Record list:
= = = = = = =

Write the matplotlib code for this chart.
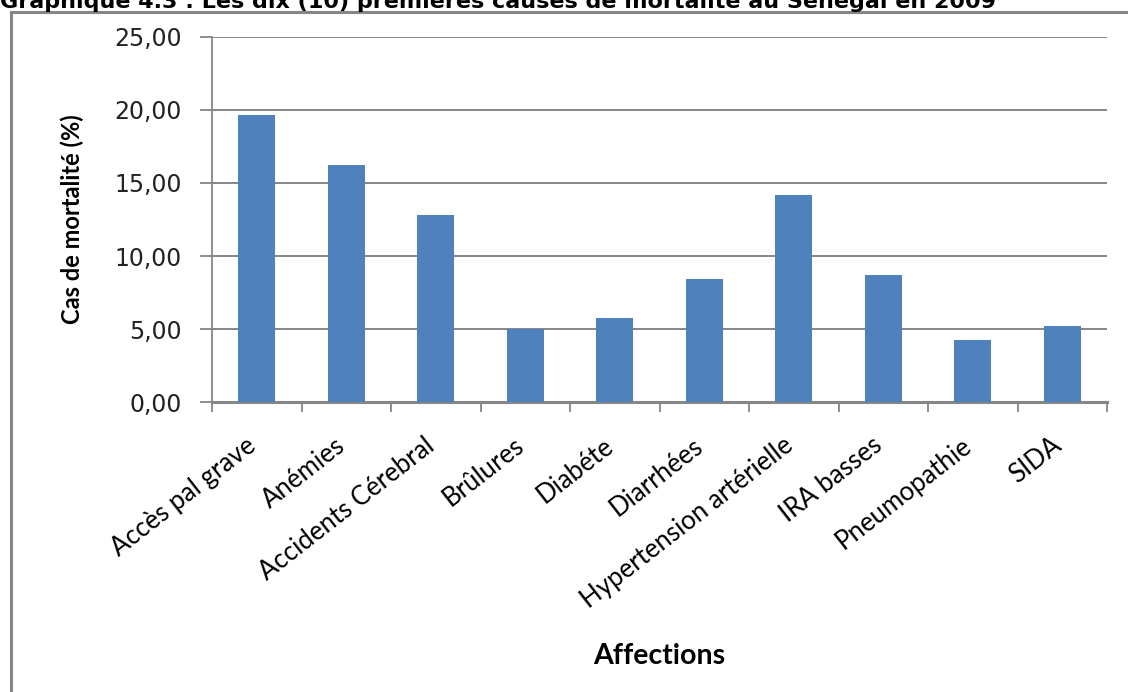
import matplotlib
matplotlib.use("Agg")
import matplotlib.pyplot as plt
import matplotlib.patches as mpatches
import matplotlib.transforms as mtransforms
import numpy as np

# data
affections = ["Accès pal grave", "Anémies", "Accidents Cérebral", "Brûlures",
              "Diabéte", "Diarrhées", "Hypertension artérielle", "IRA basses",
              "Pneumopathie", "SIDA"]
mortalite = [19.65, 16.22, 12.80, 5.02, 5.79, 8.41, 14.18, 8.68, 4.28, 5.24]
yticks = [0, 5, 10, 15, 20, 25]
ytick_labels = ["0,00", "5,00", "10,00", "15,00", "20,00", "25,00"]

title = "Graphique 4.3 : Les dix (10) premières causes de mortalité au Sénégal en 2009"

W, H = 1128, 692
fig = plt.figure(figsize=(W / 100, H / 100), dpi=100)
fig.patch.set_facecolor("white")

gray = "#868686"
blue = "#4F81BD"

# outer chart frame (cut by the page on the right and bottom)
frame = mpatches.Rectangle((11 / W, -0.1), 1.2, 1 - 12 / H + 0.1,
                           transform=fig.transFigure, fill=False,
                           edgecolor=gray, linewidth=2.2, clip_on=False)
fig.patches.append(frame)

# title, top half cut off by the crop as in the source page
fig.text(0.0, 1 - 7.5 / H, title, ha="left", va="baseline",
         fontsize=16, fontweight="bold", family="DejaVu Sans", color="black")

ax = fig.add_axes([212 / W, 1 - 402.3 / H, (1107 - 212) / W, (402.3 - 36.7) / H])
x = np.arange(len(affections))
ax.bar(x, mortalite, width=0.41, color=blue, zorder=3)

ax.set_xlim(-0.5, len(affections) - 0.5)
ax.set_ylim(0, 25)

ax.set_yticks(yticks)
ax.set_yticklabels(ytick_labels, family="DejaVu Sans", fontsize=17, color="#222222")
ax.tick_params(axis="y", length=9, width=1.3, color=gray, pad=13)
ax.yaxis.grid(True, color=gray, linewidth=1.4, zorder=0)
ax.set_axisbelow(True)

# the source image is stretched sideways, so the 45 degree labels look flatter
ax.set_xticks(x)
ax.set_xticklabels(affections, rotation=38, ha="right", va="center",
                   rotation_mode="anchor", family="Lato", fontsize=18.5)
ax.tick_params(axis="x", which="major", length=0, pad=29)
shift = mtransforms.ScaledTranslation(-4 / 100, 0, fig.dpi_scale_trans)
for lab in ax.get_xticklabels():
    lab.set_transform(lab.get_transform() + shift)
ax.set_xticks(np.arange(-0.5, len(affections)), minor=True)
ax.tick_params(axis="x", which="minor", length=7, width=1.3, color=gray)

for s in ["top", "right"]:
    ax.spines[s].set_visible(False)
ax.spines["left"].set_color(gray)
ax.spines["left"].set_linewidth(1.3)
ax.spines["bottom"].set_color(gray)
ax.spines["bottom"].set_linewidth(2.2)

ax.set_ylabel("Cas de mortalité (%)", family="Lato", fontweight="bold", fontsize=17)
ax.yaxis.set_label_coords(-128 / (1107 - 212), 0.5)
ax.set_xlabel("Affections", family="Lato", fontweight="bold", fontsize=20.5)
ax.xaxis.set_label_coords(0.5, -(643 - 402.3) / (402.3 - 36.7))

fig.savefig("out.png", dpi=100, facecolor="white")
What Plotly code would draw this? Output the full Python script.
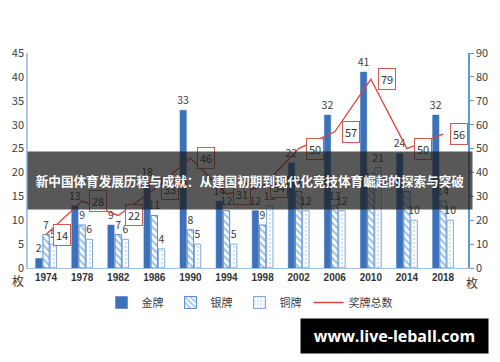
import plotly.graph_objects as go

years = ["1974", "1978", "1982", "1986", "1990", "1994", "1998", "2002", "2006", "2010", "2014", "2018"]
gold = [2, 13, 9, 18, 33, 14, 12, 22, 32, 41, 24, 32]
silver = [7, 9, 7, 11, 8, 12, 9, 16, 13, 17, 16, 14]
bronze = [5, 6, 6, 4, 5, 5, 13, 12, 12, 21, 10, 10]
total = [14, 28, 22, 33, 46, 31, 34, 50, 57, 79, 50, 56]

title_text = "新中国体育发展历程与成就：从建国初期到现代化竞技体育崛起的探索与突破"
watermark = "www.live-leball.com"

FONT = "Noto Sans CJK SC, Noto Sans, sans-serif"
label_font = dict(family=FONT, size=10.5, color="#404040")

PW, PH, ML, MT = 449, 215, 23, 53  # plot area in px


def px(xp):
    return (xp - ML) / PW


def py(yp):
    return (MT + PH - yp) / PH


fig = go.Figure()
fig.add_trace(go.Bar(
    x=years, y=gold, name="金牌",
    marker=dict(color="#3d72bb", line=dict(color="#3d72bb", width=0.5)),
    text=gold, textposition="outside", textfont=label_font, cliponaxis=False,
    constraintext="none",
))
fig.add_trace(go.Bar(
    x=years, y=silver, name="银牌",
    marker=dict(color="white", line=dict(color="#4f8fd3", width=1),
                pattern=dict(shape="\\", fgcolor="#3f86d0", bgcolor="white",
                             size=5, solidity=0.45, fillmode="overlay")),
    text=silver, textposition="outside", textfont=label_font, cliponaxis=False,
    constraintext="none",
))
fig.add_trace(go.Bar(
    x=years, y=bronze, name="铜牌",
    marker=dict(color="white", line=dict(color="#7fa9dc", width=1),
                pattern=dict(shape=".", fgcolor="#9dbbe0", bgcolor="white",
                             size=4, solidity=0.25, fillmode="overlay")),
    text=bronze, textposition="outside", textfont=label_font, cliponaxis=False,
    constraintext="none",
))
fig.add_trace(go.Scatter(
    x=years, y=total, name="奖牌总数", yaxis="y2", mode="lines",
    line=dict(color="#d9473c", width=1.3),
))
# spacer legend entry (invisible) so the last legend text is not clipped
fig.add_trace(go.Scatter(
    x=[None], y=[None], name=" ", mode="lines", line=dict(width=0, color="rgba(0,0,0,0)"),
    hoverinfo="skip",
))

for i, v in enumerate(total):
    fig.add_annotation(
        x=i, y=v, xref="x", yref="y2", text=str(v), showarrow=False,
        xshift=16, xanchor="center", yanchor="middle",
        font=dict(family=FONT, size=11, color="#333333"),
        bgcolor="white", bordercolor="#cf5a4e", borderwidth=1, borderpad=2,
    )

fig.add_annotation(x=px(13), y=py(280), xref="paper", yref="paper", text="枚",
                   xanchor="center", yanchor="middle",
                   showarrow=False, font=dict(family=FONT, size=12, color="#404040"))
fig.add_annotation(x=px(476), y=py(282), xref="paper", yref="paper", text="枚",
                   xanchor="center", yanchor="middle",
                   showarrow=False, font=dict(family=FONT, size=12, color="#404040"))

# overlay banner (annotation so it sits above the value boxes)
fig.add_annotation(x=px(250), y=py(180.5), xref="paper", yref="paper",
                   text=f"<b>{title_text}</b>", xanchor="center", yanchor="middle",
                   width=444, height=57, borderpad=0, align="center", valign="middle",
                   bgcolor="rgba(30,30,30,0.74)",
                   showarrow=False, font=dict(family=FONT, size=12.6, color="white"))

# watermark
fig.add_annotation(x=px(397.5), y=py(336), xref="paper", yref="paper",
                   text=f"<b>{watermark}</b>", showarrow=False, xanchor="center", yanchor="middle",
                   width=187, height=34, borderpad=0, bgcolor="black",
                   font=dict(family="Open Sans, DejaVu Sans, sans-serif", size=16, color="white"))

fig.update_layout(
    width=500, height=362,
    margin=dict(l=ML, r=500 - ML - PW, t=MT, b=362 - MT - PH),
    paper_bgcolor="white", plot_bgcolor="white",
    barmode="group", bargap=0.4, bargroupgap=0.12,
    showlegend=True,
    legend=dict(orientation="h", x=px(98), xanchor="left", y=py(288), yanchor="top",
                font=dict(family=FONT, size=11, color="#404040"),
                itemwidth=30, entrywidth=24, tracegroupgap=0, bgcolor="rgba(0,0,0,0)"),
    xaxis=dict(type="category", showline=True, linecolor="#9dc3e6", linewidth=1,
               ticks="", showgrid=False,
               tickfont=dict(family="Liberation Sans, Arial, sans-serif", size=10, color="#333333", weight="bold")),
    yaxis=dict(range=[0, 45], dtick=5, showgrid=False, zeroline=False,
               showline=True, linecolor="#a9c8ea", linewidth=1.5, ticks="",
               tickfont=dict(family=FONT, size=11, color="#404040")),
    yaxis2=dict(range=[0, 90], dtick=10, overlaying="y", side="right", showgrid=False,
                zeroline=False, showline=True, linecolor="#5b9bd5", linewidth=1.5,
                ticks="outside", ticklen=4, tickcolor="#5b9bd5",
                tickfont=dict(family=FONT, size=11, color="#404040")),
    font=dict(family=FONT),
)

fig.write_html("out.html")
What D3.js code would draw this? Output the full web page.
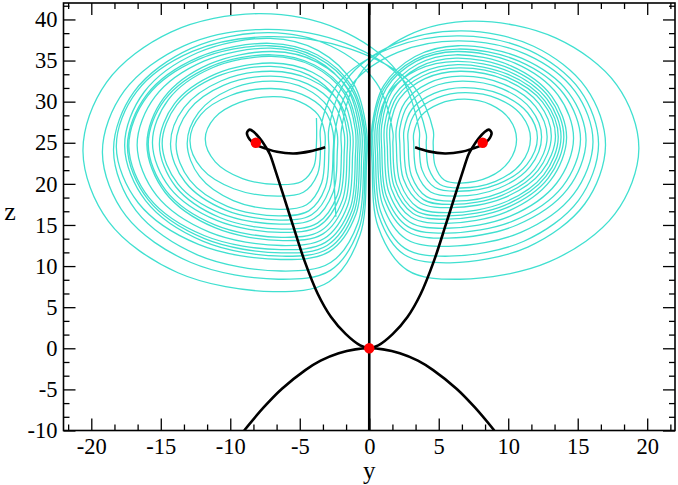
<!DOCTYPE html>
<html>
<head>
<meta charset="utf-8">
<script src="https://cdn.jsdelivr.net/npm/d3@7"></script>
<style>
  body { margin: 0; background: #fff; }
  svg { display: block; }
</style>
</head>
<body>
<div id="chart"></div>
<script>
// tick labels
const yTicks = [-20, -15, -10, -5, 0, 5, 10, 15, 20];
const zTicks = [-10, -5, 0, 5, 10, 15, 20, 25, 30, 35, 40];

// fixed points (y, z)
const fixedPoints = [[-8.16, 25], [0, 0], [8.16, 25]];

// black curves (y, z)
const zAxisLine = [[0, -10], [0, 42]];
const lowerCurve = [[-9.0, -10], [-7.6, -7.2], [-6.3, -4.95], [-4.6, -2.65], [-3.5, -1.5], [-2.2, -0.6], [-1, -0.13], [0, 0],
  [1, -0.13], [2.2, -0.6], [3.5, -1.5], [4.6, -2.65], [6.3, -4.95], [7.6, -7.2], [9.0, -10]];
const leftBranch = [[0, 0], [-0.65, 0.35], [-1.7, 1.75], [-2.75, 3.8], [-3.7, 6.6], [-4.65, 10.6], [-5.5, 15.0], [-6.25, 19.0],
  [-6.75, 21.6], [-7.15, 23.6], [-7.45, 24.5], [-7.86, 25.5], [-8.3, 26.3], [-8.6, 26.6], [-8.8, 26.2], [-8.6, 25.4],
  [-8.1, 24.7], [-7.45, 24.3], [-6.64, 23.9], [-5.45, 23.7], [-4.27, 23.95], [-3.17, 24.45]];
const rightBranch = [[0, 0], [0.65, 0.35], [1.7, 1.75], [2.75, 3.8], [3.7, 6.6], [4.65, 10.6], [5.5, 15.0], [6.25, 19.0],
  [6.75, 21.6], [7.15, 23.6], [7.45, 24.5], [7.86, 25.5], [8.3, 26.3], [8.6, 26.6], [8.8, 26.2], [8.6, 25.4],
  [8.1, 24.7], [7.45, 24.3], [6.64, 23.9], [5.45, 23.7], [4.27, 23.95], [3.3, 24.45]];

// attractor, loop by loop in the order the orbit runs:
// outer y extent (sign = lobe), top z, bottom z, y of the strand it comes down on
const loopOuter = [-11.8, -13.1, -14.9, -15.9, -17.4, -19.2, 11.6, 12.8, 13.6, 14.7, 16.5, -12.9, -14.3, -16.0, -18.2, 10.6, 12.4, 13.4,
  14.2, 15.6, 19.4, -15.1, -16.7, -17.6, -20.6, 12.1, 13.1, 14.0, 15.2, 17.0, -13.9, -15.6, -17.3, -18.4, 13.8, 16.1];
const loopTop = [30.6, 32.5, 34.3, 35.7, 37.1, 38.8, 31.1, 33.1, 34.5, 36.1, 38.0, 31.6, 33.7, 36.1, 37.9, 30.3, 32.5, 34.1,
  35.7, 36.8, 39.8, 34.7, 36.5, 37.7, 40.7, 31.7, 33.7, 35.3, 36.4, 38.6, 33.1, 35.5, 36.8, 38.4, 34.9, 37.4];
const loopBottom = [19.9, 16.9, 15.1, 13.5, 11.6, 8.4, 19.5, 17.9, 16.5, 14.6, 11.2, 18.5, 15.6, 13.1, 10.8, 20.1, 18.5, 17.1,
  15.2, 13.4, 8.4, 14.5, 12.5, 11.2, 6.9, 19.1, 17.5, 15.7, 14.0, 10.4, 16.1, 14.1, 12.0, 9.4, 16.1, 12.4];
const loopStrand = [-3.8, -3.2, -2.3, -1.6, -0.85, -0.3, 4.1, 2.8, 1.95, 1.1, 0.45, -3.5, -2.6, -1.4, -0.55, 4.6, 3.2, 2.2,
  1.3, 0.75, 0.2, -2.0, -1.2, -0.7, -0.2, 3.6, 2.5, 1.5, 0.9, 0.3, -2.9, -1.8, -1.0, -0.4, 1.7, 0.6];
const lastExit = -2.4;

const width = 678, height = 485;
const mLeft = 63.5, mRight = 675, mTop = 3, mBottom = 430.5;

const svg = d3.select("#chart")
  .append("svg")
  .attr("width", width)
  .attr("height", height);

const x = d3.scaleLinear().domain([-22, 22]).range([mLeft, mRight]);
const y = d3.scaleLinear().domain([-10, 42]).range([mBottom, mTop]);

svg.append("clipPath").attr("id", "plot")
  .append("rect")
  .attr("x", mLeft).attr("y", mTop)
  .attr("width", mRight - mLeft).attr("height", mBottom - mTop);

const plot = svg.append("g").attr("clip-path", "url(#plot)");

// control points of one loop, built from its read extents (ellipse quarters)
const c30 = 0.866, c60 = 0.5;
function loopPoints(outer, tz, bz, strand, exit) {
  const f = outer < 0 ? 1 : -1;           // work as if in the left lobe, mirror back after
  const l = outer * f, r = strand * f, e = exit * f;
  const zc = (tz + bz) / 2 + 0.2;
  const ht = tz - zc, hb = zc - bz, w = r - l;
  const cx = l + 0.62 * w, a = cx - l;     // upper half centre
  const cb = r - 0.33 * w, al = cb - l, ar = r - cb;   // lower half centre
  const zE = zc + 0.15 * ht, ae = e - cx, he = tz - zE;
  const pts = [
    [r, zc - 0.1 * hb],
    [cb + 0.93 * ar, zc - 0.6 * hb],
    [cb + 0.6 * ar, zc - 0.93 * hb],
    [cb, bz],
    [cb - c60 * al, zc - c30 * hb],
    [cb - c30 * al, zc - c60 * hb],
    [l, zc],
    [cx - c30 * a, zc + c60 * ht],
    [cx - c60 * a, zc + c30 * ht],
    [cx, tz],
    [cx + c60 * ae, zE + c30 * he],
    [cx + c30 * ae, zE + c60 * he],
    [e, zE]
  ];
  return pts.map(p => [p[0] * f, p[1]]);
}

let orbit = [[loopStrand[0], 28]];
loopOuter.forEach((d, i) => {
  const exit = i + 1 < loopOuter.length ? loopStrand[i + 1] : lastExit;
  orbit = orbit.concat(loopPoints(d, loopTop[i], loopBottom[i], loopStrand[i], exit));
});
orbit.push([lastExit, 16]);

const line = d3.line()
  .x(d => x(d[0]))
  .y(d => y(d[1]))
  .curve(d3.curveCatmullRom.alpha(0.5));

plot.append("path")
  .datum(orbit)
  .attr("d", line)
  .attr("fill", "none")
  .attr("stroke", "#40e0d0")
  .attr("stroke-width", 1.3);

plot.selectAll("path.curve")
  .data([zAxisLine, lowerCurve, leftBranch, rightBranch])
  .enter()
  .append("path")
  .attr("class", "curve")
  .attr("d", line)
  .attr("fill", "none")
  .attr("stroke", "#000")
  .attr("stroke-width", 2.6);

plot.selectAll("circle")
  .data(fixedPoints)
  .enter()
  .append("circle")
  .attr("cx", d => x(d[0]))
  .attr("cy", d => y(d[1]))
  .attr("r", 5.2)
  .attr("fill", "#ff0000");

// axes, ticks inside on all four sides
const minorY = d3.range(-13, 14).filter(k => k % 3 !== 0).map(k => k * 5 / 3);
const minorZ = d3.range(-6, 26).filter(k => k % 3 !== 0).map(k => k * 5 / 3);
const fmt = d => String(d);

function styleAxis(g) {
  g.select(".domain").remove();
  g.selectAll(".tick line").attr("stroke", "#000").attr("stroke-width", 1.3);
  g.attr("font-family", "'Liberation Serif', 'Times New Roman', serif").attr("font-size", 22.5);
  g.selectAll("text").attr("fill", "#000");
}

svg.append("g").attr("transform", `translate(0,${mBottom})`)
  .call(d3.axisBottom(x).tickValues(yTicks).tickSize(-12).tickSizeOuter(0).tickPadding(7.5).tickFormat(fmt))
  .call(styleAxis);
svg.append("g").attr("transform", `translate(0,${mBottom})`)
  .call(d3.axisBottom(x).tickValues(minorY).tickSize(-6).tickSizeOuter(0).tickFormat(""))
  .call(styleAxis);
svg.append("g").attr("transform", `translate(0,${mTop})`)
  .call(d3.axisTop(x).tickValues(yTicks).tickSize(-12).tickSizeOuter(0).tickFormat(""))
  .call(styleAxis);
svg.append("g").attr("transform", `translate(0,${mTop})`)
  .call(d3.axisTop(x).tickValues(minorY).tickSize(-6).tickSizeOuter(0).tickFormat(""))
  .call(styleAxis);

svg.append("g").attr("transform", `translate(${mLeft},0)`)
  .call(d3.axisLeft(y).tickValues(zTicks).tickSize(-12).tickSizeOuter(0).tickPadding(6).tickFormat(fmt))
  .call(styleAxis);
svg.append("g").attr("transform", `translate(${mLeft},0)`)
  .call(d3.axisLeft(y).tickValues(minorZ).tickSize(-6).tickSizeOuter(0).tickFormat(""))
  .call(styleAxis);
svg.append("g").attr("transform", `translate(${mRight},0)`)
  .call(d3.axisRight(y).tickValues(zTicks).tickSize(-12).tickSizeOuter(0).tickFormat(""))
  .call(styleAxis);
svg.append("g").attr("transform", `translate(${mRight},0)`)
  .call(d3.axisRight(y).tickValues(minorZ).tickSize(-6).tickSizeOuter(0).tickFormat(""))
  .call(styleAxis);

svg.append("rect")
  .attr("x", mLeft).attr("y", mTop)
  .attr("width", mRight - mLeft).attr("height", mBottom - mTop)
  .attr("fill", "none")
  .attr("stroke", "#000")
  .attr("stroke-width", 1.6);

svg.append("text")
  .attr("x", (mLeft + mRight) / 2)
  .attr("y", 479)
  .attr("text-anchor", "middle")
  .attr("font-family", "'Liberation Serif', 'Times New Roman', serif")
  .attr("font-size", 25)
  .text("y");

svg.append("text")
  .attr("x", 10)
  .attr("y", 220)
  .attr("text-anchor", "middle")
  .attr("font-family", "'Liberation Serif', 'Times New Roman', serif")
  .attr("font-size", 26)
  .text("z");
</script>
</body>
</html>
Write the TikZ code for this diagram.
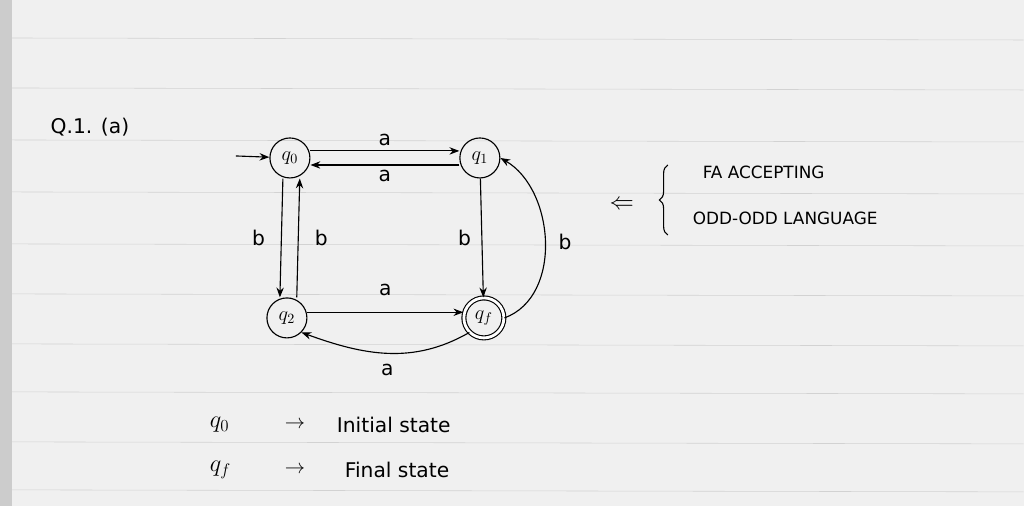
\documentclass[tikz,border=0pt]{standalone}
\usepackage{fontspec}
\setmainfont{DejaVu Sans}
\usetikzlibrary{arrows.meta,decorations.pathreplacing}
\begin{document}
\begin{tikzpicture}[x=0.025cm,y=-0.025cm,
  st/.style={circle,draw,thick,minimum size=40*0.025cm,inner sep=0pt,font=\Large},
  fin/.style={st,double,double distance=2pt},
  ed/.style={thick,-{Stealth[length=7pt]}},
  lb/.style={font=\Large},
  hand/.style={font=\Large}]
\fill[gray!12] (0,0) rectangle (1024,506);
\fill[gray!40] (0,0) rectangle (12,506);
\foreach \y in {38,88,140,192,244,294,344,392,442,490}
  \draw[gray!35,thin] (12,\y) -- (1024,\y+2);
\useasboundingbox (0,0) rectangle (1024,506);
\node[hand] (title) at (90,127) {Q.1. (a)};
\node[st] (q0) at (290,158) {$q_0$};
\node[st] (q1) at (480,158) {$q_1$};
\node[st] (q2) at (287,318) {$q_2$};
\node[fin] (qf) at (484,318) {$q_f$};
\coordinate (init) at (236,156);
\draw[ed] (init) -- (q0);
\draw[ed] ([yshift=5pt]q0.east) -- node[lb,above] {a} ([yshift=5pt]q1.west);
\draw[ed] ([yshift=-5pt]q1.west) -- node[lb,below] {a} ([yshift=-5pt]q0.west-|q0.east);
\draw[ed] ([xshift=-5pt]q0.south) -- node[lb,left=8pt] {b} ([xshift=-5pt]q2.north);
\draw[ed] ([xshift=7pt]q2.north) -- node[lb,right=8pt] {b} ([xshift=7pt]q0.south);
\draw[ed] (q1) -- node[lb,left=4pt] {b} (qf);
\draw[ed] (qf.east) to[out=20,in=-30] node[lb,right=6pt] {b} (q1.east);
\draw[ed] ([yshift=4pt]q2.east) -- node[lb,above=8pt] {a} ([yshift=4pt]qf.west);
\draw[ed] (qf.south west) to[out=-150,in=-20] node[lb,below=4pt] {a} (q2.south east);
\node[font=\LARGE] (arr) at (622,205) {$\Leftarrow$};
\draw[thick,decorate,decoration={brace,amplitude=6pt}] (668,235) -- (668,165);
\node[anchor=west,font=\large] (t1) at (698,172) {FA ACCEPTING};
\node[anchor=west,font=\large] (t2) at (688,218) {ODD-ODD LANGUAGE};
\node[anchor=west,font=\Large] (l1a) at (205,425) {\LARGE$q_0$};
\node[anchor=west,font=\Large] (l1b) at (280,425) {$\rightarrow$};
\node[anchor=west,font=\Large] (l1c) at (332,425) {Initial state};
\node[anchor=west,font=\Large] (l2a) at (205,470) {\LARGE$q_f$};
\node[anchor=west,font=\Large] (l2b) at (280,470) {$\rightarrow$};
\node[anchor=west,font=\Large] (l2c) at (340,470) {Final state};
\end{tikzpicture}
\end{document}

= = = = = = =

To be done:
Go from the first line of the listing to the line holding "import numpy as np" and, please, transcribe those lines exactly, both included, with no pictures.

Exercise result:
Write the matplotlib code for this chart.
import matplotlib
matplotlib.use("Agg")
import matplotlib.pyplot as plt
import matplotlib.patches as mpatches
import matplotlib.transforms as mtransforms
import numpy as np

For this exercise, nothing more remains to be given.